Wednesday, 04 July, 2007

Australia is preparing to play a leading role in helping to fight contamination round the world with the launch of a new clean-up industry group.

The Remediation Industry Cluster was launched at the First Australian Industry Contamination Summit in Adelaide by the Minister for Finance, Senator Minchin.

The cluster has been brought together through the Cooperative Research Centre for Contamination Assessment and Remediation of the Environment (CRC CARE) to share information about cutting edge clean-up technologies and global market opportunities.

"Its members will include environmental and engineering companies involved in clean-up, and companies from the mining, energy and manufacturing sectors looking for better ways to prevent or remove contamination," CRC CARE managing director Prof Ravi Naidu said.

"It will also include the regulators and environment protection agencies, which are keen to ensure Australia's regulations are up with the latest science and technology and to encourage the growth in this important industry."

A new survey of top executives from industry found 100 per cent support for action by Australia to clean up its legacy of past contamination. Many feel this is essential to our continued reputation and success as an export nation.

Eighty-two per cent of those polled saw good or very good market opportunities worldwide for the export of Australian risk assessment and remediation technologies.

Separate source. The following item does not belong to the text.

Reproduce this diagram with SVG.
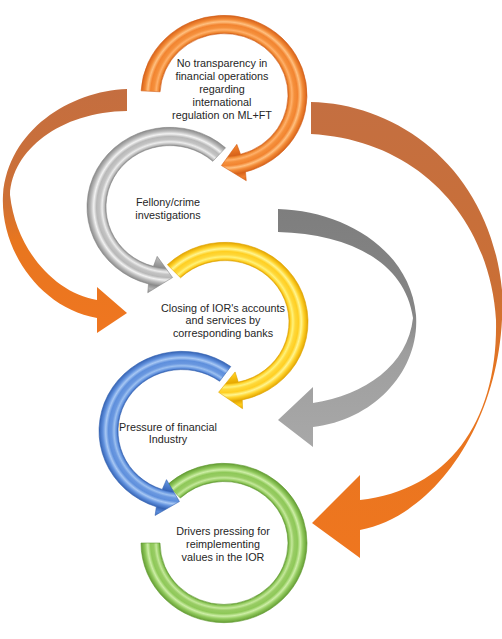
<svg xmlns="http://www.w3.org/2000/svg" width="502" height="639" viewBox="0 0 502 639">
<defs>
<linearGradient id="gL" gradientUnits="userSpaceOnUse" x1="0" y1="89" x2="0" y2="333">
<stop offset="0" stop-color="#c46e40"/><stop offset="0.45" stop-color="#cd7036"/><stop offset="0.62" stop-color="#e8761f"/><stop offset="1" stop-color="#ef7620"/>
</linearGradient>
<linearGradient id="gG" gradientUnits="userSpaceOnUse" x1="0" y1="209" x2="0" y2="447">
<stop offset="0" stop-color="#7e7e7e"/><stop offset="0.45" stop-color="#868686"/><stop offset="0.6" stop-color="#9e9e9e"/><stop offset="1" stop-color="#a8a8a8"/>
</linearGradient>
<linearGradient id="gR" gradientUnits="userSpaceOnUse" x1="0" y1="102" x2="0" y2="558">
<stop offset="0" stop-color="#c46f41"/><stop offset="0.4" stop-color="#ca6f36"/><stop offset="0.6" stop-color="#e67520"/><stop offset="1" stop-color="#ef761f"/>
</linearGradient>
<radialGradient id="rO" gradientUnits="userSpaceOnUse" cx="0" cy="0" r="93">
<stop offset="0" stop-color="#f07f2a"/><stop offset="0.6" stop-color="#f07f2a"/><stop offset="0.688" stop-color="#d7621a"/><stop offset="0.705" stop-color="#f08a34"/><stop offset="0.73" stop-color="#ffb06a"/><stop offset="0.755" stop-color="#f5903c"/><stop offset="0.79" stop-color="#f28430"/><stop offset="0.82" stop-color="#ffc080"/><stop offset="0.85" stop-color="#f28a36"/><stop offset="0.892" stop-color="#d7621a"/><stop offset="0.94" stop-color="#f08030"/><stop offset="1" stop-color="#d7621a"/>
</radialGradient>
<radialGradient id="rG" gradientUnits="userSpaceOnUse" cx="0" cy="0" r="93">
<stop offset="0" stop-color="#b5b5b5"/><stop offset="0.6" stop-color="#b5b5b5"/><stop offset="0.688" stop-color="#8c8c8c"/><stop offset="0.705" stop-color="#bcbcbc"/><stop offset="0.73" stop-color="#ececec"/><stop offset="0.755" stop-color="#c4c4c4"/><stop offset="0.79" stop-color="#b8b8b8"/><stop offset="0.82" stop-color="#f2f2f2"/><stop offset="0.85" stop-color="#bdbdbd"/><stop offset="0.892" stop-color="#8a8a8a"/><stop offset="0.94" stop-color="#b5b5b5"/><stop offset="1" stop-color="#8c8c8c"/>
</radialGradient>
<radialGradient id="rY" gradientUnits="userSpaceOnUse" cx="0" cy="0" r="93">
<stop offset="0" stop-color="#ffcc1a"/><stop offset="0.6" stop-color="#ffcc1a"/><stop offset="0.688" stop-color="#e6a800"/><stop offset="0.705" stop-color="#ffd22a"/><stop offset="0.73" stop-color="#fff27a"/><stop offset="0.755" stop-color="#ffd83a"/><stop offset="0.79" stop-color="#ffcf22"/><stop offset="0.82" stop-color="#fff590"/><stop offset="0.85" stop-color="#ffd22a"/><stop offset="0.892" stop-color="#e3a500"/><stop offset="0.94" stop-color="#ffcc1a"/><stop offset="1" stop-color="#e6a800"/>
</radialGradient>
<radialGradient id="rB" gradientUnits="userSpaceOnUse" cx="0" cy="0" r="93">
<stop offset="0" stop-color="#5b8ddb"/><stop offset="0.6" stop-color="#5b8ddb"/><stop offset="0.688" stop-color="#3766b8"/><stop offset="0.705" stop-color="#6292de"/><stop offset="0.73" stop-color="#9cc0f0"/><stop offset="0.755" stop-color="#6a98e0"/><stop offset="0.79" stop-color="#5e8fdc"/><stop offset="0.82" stop-color="#a8c8f4"/><stop offset="0.85" stop-color="#6292de"/><stop offset="0.892" stop-color="#3563b4"/><stop offset="0.94" stop-color="#5b8ddb"/><stop offset="1" stop-color="#3766b8"/>
</radialGradient>
<radialGradient id="rN" gradientUnits="userSpaceOnUse" cx="0" cy="0" r="93">
<stop offset="0" stop-color="#8cc656"/><stop offset="0.6" stop-color="#8cc656"/><stop offset="0.688" stop-color="#66a035"/><stop offset="0.705" stop-color="#92ca5e"/><stop offset="0.73" stop-color="#c4e89a"/><stop offset="0.755" stop-color="#98cc64"/><stop offset="0.79" stop-color="#8ec858"/><stop offset="0.82" stop-color="#cdeea6"/><stop offset="0.85" stop-color="#92ca5e"/><stop offset="0.892" stop-color="#649d33"/><stop offset="0.94" stop-color="#8cc656"/><stop offset="1" stop-color="#66a035"/>
</radialGradient>
</defs>
<style>
text{font-family:"Liberation Sans",Arial,sans-serif;font-size:10.8px;fill:#262626;text-anchor:middle}
.ring{stroke-width:0.6;stroke-linejoin:round}
</style>
<rect width="502" height="639" fill="#ffffff"/>
<g id="connectors">
<path d="M127,89 C70,91 8,130 3,195 C0,250 40,308 97,318 L97,333 L127,313 L97,287 L97,300 C55,293 16,250 10,195 C12,150 60,112 127,111 Z" fill="url(#gL)"/>
<path d="M278,209 C345,211 410,250 416,315 C420,370 375,420 313,427 L313,447 L278,420 L313,387 L313,403 C365,395 408,365 413,318 C405,262 350,234 278,232 Z" fill="url(#gG)"/>
<path d="M311,102 C400,104 490,170 502,290 C508,410 440,515 360,530 L360,558 L312,523 L360,475 L360,500 C450,490 498,420 496,320 C490,220 420,140 311,134 Z" fill="url(#gR)"/>
</g>
<g id="node5" transform="translate(224,543) scale(1,0.96)">
<path class="ring" d="M-56.61,-60.70 A83,83 0 0 1 83,0 A83,83 0 0 1 -83,0 L-64,0 A64,64 0 0 0 64,0 A64,64 0 0 0 -43.65,-46.81 Z" fill="url(#rN)" stroke="#5f9a30"/>
</g>
<g id="node4" transform="translate(182,431) scale(1,0.96)">
<path class="ring" d="M48.79,-67.15 A83,83 0 1 0 -25.65,78.94 L-26.90,87.98 L-2.57,73.46 L-15.50,50.68 L-19.78,60.87 A64,64 0 1 1 37.62,-51.78 Z" fill="url(#rB)" stroke="#3461b0"/>
</g>
<g id="node3" transform="translate(225,322) scale(1,0.96)">
<path class="ring" d="M-57.66,-59.70 A83,83 0 1 1 17.26,81.18 L17.55,90.31 L-6.41,73.22 L10.11,52.03 L13.31,62.60 A64,64 0 1 0 -44.46,-46.04 Z" fill="url(#rY)" stroke="#dca200"/>
</g>
<g id="node2" transform="translate(170,207) scale(1,0.96)">
<path class="ring" d="M55.54,-61.68 A83,83 0 1 0 -21.48,80.17 L-22.26,89.27 L2.57,73.46 L-12.82,51.43 L-16.56,61.82 A64,64 0 1 1 42.82,-47.56 Z" fill="url(#rG)" stroke="#858585"/>
</g>
<g id="node1" transform="translate(224,95) scale(1,0.96)">
<path class="ring" d="M-82.89,-4.34 A83,83 0 1 1 21.48,80.17 L22.26,89.27 L-2.57,73.46 L12.82,51.43 L16.56,61.82 A64,64 0 1 0 -63.91,-3.35 Z" fill="url(#rO)" stroke="#d05e18"/>
</g>
<g id="labels">
<text x="222" y="66.5">No transparency in</text>
<text x="222" y="79.5">financial operations</text>
<text x="222" y="92.5">regarding</text>
<text x="222" y="105.5">international</text>
<text x="222" y="118.5">regulation on ML+FT</text>
<text x="168" y="206">Fellony/crime</text>
<text x="168" y="218.5">investigations</text>
<text x="223" y="311.5">Closing of IOR's accounts</text>
<text x="223" y="324">and services by</text>
<text x="223" y="336.5">corresponding banks</text>
<text x="168" y="430.5">Pressure of financial</text>
<text x="168" y="443">Industry</text>
<text x="223" y="535">Drivers pressing for</text>
<text x="223" y="548">reimplementing</text>
<text x="223" y="561">values in the IOR</text>
</g>
</svg>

There was also very strong support for forming an industry cluster intended to share information about the latest technical advances in clean-up - and about market opportunities opening up worldwide, especially in Asia as a result of the industrial boom there.

"However, industry also told us they want more cost-effective ways to assess the risks of contamination and to clean it up - and that is exactly what CRC CARE is working on," Prof Naidu said.

"They want more uniform regulations for clean-up across Australia - and they want Australian society as a whole to have a better understanding of the issues and what it means for our health, environment and economic performance."